Across African cities from Dakar to Kigali, Nairobi to Kinshasa, a new rhythm is rising. It’s not rap, not theatre, not exactly poetry. It’s slam; raw, emotional, and deeply human.
Slam poetry has become more than a form of art; it’s a movement. A generation once silenced by fear, poverty, or inequality has found a microphone and a stage and with them, a new kind of freedom.
Why Youth Choose Slam
For many African youth, slam is not about performance but about release.

Unlike traditional poetry bound by form, slam allows emotion to lead. It welcomes anger, laughter, faith, and vulnerability all in the same verse.
In a society where young voices are often ignored, slam permits to feel and be heard.
It has become a peaceful rebellion, words replacing weapons, truth replacing silence.
Through slam, young people reclaim power: the power to name their pain, confront injustice, and inspire hope.
My Journey Through Words
I discovered slam as a teenager searching for my voice.
On stage, my trembling became rhythm. My confusion became meaningful. My silence, melody.
Slam taught me that storytelling heals. Every performance connected me with others carrying invisible wounds; people who turned pain into poetry, tears into truth.

Even after stepping away from slam, the art never left me. It reminded me that words can transform even the most fragile soul into light.

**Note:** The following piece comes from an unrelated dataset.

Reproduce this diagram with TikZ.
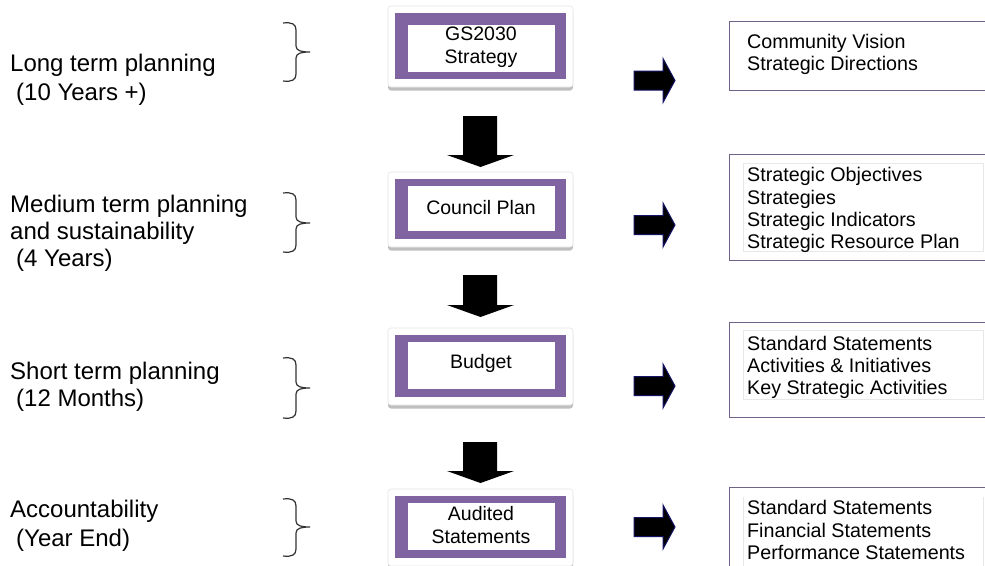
\documentclass[tikz,border=0pt]{standalone}
\usepackage{fontspec}
\setmainfont{Liberation Sans}
\definecolor{pframecol}{HTML}{8064A2}
\definecolor{rbordcol}{HTML}{6E6287}
\definecolor{navycol}{HTML}{141466}
\newcommand\mybrace[3]{% top, mid, bottom
  \draw[bracepath] (283,#1) .. controls (292,{#1-1}) and (296,{#1+1}) .. (296,{#1+7})
    -- (296,{#2-6}) .. controls (296,{#2-1}) and (302,#2) .. (310,#2)
    (310,#2) .. controls (302,#2) and (296,{#2+1}) .. (296,{#2+6})
    -- (296,{#3-7}) .. controls (296,{#3-1}) and (292,{#3+1}) .. (283,#3);}
\newcommand\downblock[4]{% name, shaft top, head start, tip
  \coordinate (#1) at (480.5,#4);
  \fill[downarrowst] (463,#2) -- (497,#2) -- (497,#3) -- (514,#3) -- (#1) -- (447,#3) -- (463,#3) -- cycle;}
\newcommand\rightblock[2]{% name, centre y
  \coordinate (#1) at (675,#2);
  \filldraw[rarrowst] (634,{#2-9.5}) -- (663,{#2-9.5}) -- (663,{#2-22}) -- (#1) -- (663,{#2+22}) -- (663,{#2+9.5}) -- (634,{#2+9.5}) -- cycle;}
\newcommand\planbox[9]{% name, ox1, oy1, ox2, oy2, ix1, iy1, ix2, iy2
  \fill[black!25, rounded corners=3pt] ({#2-7},{#3-7+3.5}) rectangle ({#4+7},{#5+8+3.5});
  \filldraw[cardst] ({#2-7},{#3-7}) rectangle ({#4+7},{#5+8});
  \fill[pframecol] (#2,#3) rectangle (#4,#5);
  \fill[white] (#6,#7) rectangle (#8,#9);
  \coordinate (#1) at ({(#6+#8)/2},{(#7+#9)/2});}
\begin{document}
\begin{tikzpicture}[x=1pt,y=-1pt,
  cardst/.style={fill=white, draw=black!10, line width=0.6pt, rounded corners=3pt},
  boxtext/.style={font=\fontsize{19.5}{23}\selectfont, align=center, inner sep=0pt},
  lefttext/.style={font=\fontsize{24}{28}\selectfont, anchor=base west, inner sep=0pt},
  righttext/.style={font=\fontsize{19.7}{22}\selectfont, anchor=base west, inner sep=0pt},
  rboxst/.style={draw=rbordcol, line width=1.3pt, fill=white, anchor=north west, inner sep=0pt},
  innerline/.style={draw=black!9, line width=0.8pt},
  downarrowst/.style={fill=black},
  rarrowst/.style={fill=black, draw=navycol, line width=1pt},
  bracepath/.style={draw=black!80, line width=1.2pt}
]
\useasboundingbox[fill=white] (0,0) rectangle (985,565);

% left labels
\node[lefttext] (l1a) at (10,71) {Long term planning};
\node[lefttext] (l1b) at (16,100) {(10 Years +)};
\node[lefttext] (l2a) at (10,212) {Medium term planning};
\node[lefttext] (l2b) at (10,239) {and sustainability};
\node[lefttext] (l2c) at (16,266) {(4 Years)};
\node[lefttext] (l3a) at (10,379) {Short term planning};
\node[lefttext] (l3b) at (16,406) {(12 Months)};
\node[lefttext] (l4a) at (10,517) {Accountability};
\node[lefttext] (l4b) at (16,546) {(Year End)};

% braces
\mybrace{23}{52}{81}
\mybrace{193}{223}{252}
\mybrace{358}{388}{418}
\mybrace{499}{527}{556}

% central boxes
\planbox{gsc}{395}{13}{566}{79}{408}{25}{555}{72}
\node[boxtext] (gs) at (481,47.5) {GS2030\\Strategy};
\planbox{cpc}{395}{179}{566}{239}{408}{186}{555}{231}
\node[boxtext] (cp) at (481,208) {Council Plan};
\planbox{bdc}{395}{335}{566}{397}{408}{342}{555}{389}
\node[boxtext] (bd) at (481,363) {Budget};
\planbox{asc}{395}{496}{566}{558}{408}{503}{555}{550}
\node[boxtext] (as) at (481,525.5) {Audited\\Statements};

% down arrows
\downblock{d1}{116}{155}{167}
\downblock{d2}{275}{305}{317}
\downblock{d3}{442}{471}{483}

% right arrows
\rightblock{r1}{80.5}
\rightblock{r2}{225}
\rightblock{r3}{386}
\rightblock{r4}{527}

% right boxes
\node[rboxst, minimum width=275pt, minimum height=69pt] (rb1) at (729,21) {};
\node[rboxst, minimum width=275pt, minimum height=106pt] (rb2) at (729,154) {};
\node[rboxst, minimum width=275pt, minimum height=95pt] (rb3) at (729,322) {};
\node[rboxst, minimum width=275pt, minimum height=100pt] (rb4) at (729,487) {};
\draw[innerline] (743,163) rectangle (983,251);
\draw[innerline] (743,330) rectangle (983,399);
\draw[innerline] (743,497) -- (743,570) (983,497) -- (983,570);

\node[righttext] (t1a) at (747,48) {Community Vision};
\node[righttext] (t1b) at (747,70) {Strategic Directions};
\node[righttext] (t2a) at (747,181) {Strategic Objectives};
\node[righttext] (t2b) at (747,204) {Strategies};
\node[righttext] (t2c) at (747,226) {Strategic Indicators};
\node[righttext] (t2d) at (747,248) {Strategic Resource Plan};
\node[righttext] (t3a) at (747,350) {Standard Statements};
\node[righttext] (t3b) at (747,372) {Activities \& Initiatives};
\node[righttext] (t3c) at (747,394) {Key Strategic Activities};
\node[righttext] (t4a) at (747,514) {Standard Statements};
\node[righttext] (t4b) at (747,537) {Financial Statements};
\node[righttext] (t4c) at (747,559) {Performance Statements};
\end{tikzpicture}
\end{document}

Slam as Community and Healing
Across Africa, youth-led collectives and festivals are transforming slam into safe spaces for healing.
In Goma, Kigali, and Nairobi, young poets gather to share verses about mental health, inequality, and freedom.
These are more performances they are circles of empathy, where stories replace judgment and connection replaces shame.
Slam is proving that community doesn’t need to be built on similarity, but on shared humanity.
Each performance becomes a mirror reflecting the strength of a generation that refuses to stay silent.
When words are spoken with truth, they carry the power to rebuild what violence or silence destroyed.
Slam is doing just that, turning poetry into protest, and pain into purpose.
Africa’s youth are no longer waiting for permission to speak.
Through the rhythm of their stories, they are writing a new narrative one verse at a time.